Indiana Department of Transportation
The department that clears major thoroughfares like Interstate 70, Ind. 9 and U.S. 40 works differently compared to local departments.
The Indiana Department of Transportation has a Greenfield unit that mostly takes care of Hancock County’s state highways, but the unit also dips into Marion, Madison and Henry counties.
The unit has 1,652 tons of salt on hand, about half as much as it can store. But INDOT spokesman Harry Maginity said the department purchases more on an as-needed basis.
INDOT’s large district that covers east-central Indiana, including Marion County, has $2.4 million budgeted for salt this year.
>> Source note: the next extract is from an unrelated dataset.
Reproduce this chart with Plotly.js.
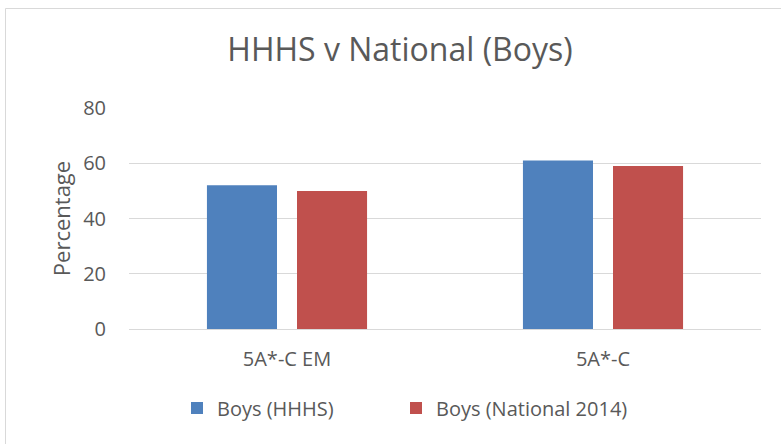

Last year’s mild winter left the east-central district with 46,000 tons of salt still in storage.
The amount of salt or other de-icing material that is used depends on many factors, including snowfall intensity, duration, temperature and wind speeds.
The department also uses brine, a salt and water solution to pre-treat bridges, overpasses and roadways. Maginity said that helps prevent ice from forming.
The city and county highway departments, on the other hand, don’t have the equipment to make brine, nor do they have money budgeted to buy the special equipment, Copeland and Hahn said.
About an inch of snow fell Friday morning during rush hour, and Maginity said the department pre-treated I-70, Ind. 9 and U.S. 40 with brine before spreading salt during the event.
“(Friday) at least it wasn’t a lot of snow, but the timing was the most difficult timing,” Maginity said. “We would have loved to see it come a little bit earlier or a little bit later. It put our plow trucks with blades down in the midst of traffic.”
Compared to rural county roads that only get salt on trouble spots, Maginity said state highways are so heavily traveled that salt must be placed consistently. Traffic and sunshine also help break down ice.
Maginity said each section of INDOT determines how much salt to use or when to pre-treat roads based on the weather forecast, temperature and wind conditions.
“Each subdistrict makes its own call; we handle it geographically and locally,” Maginity said.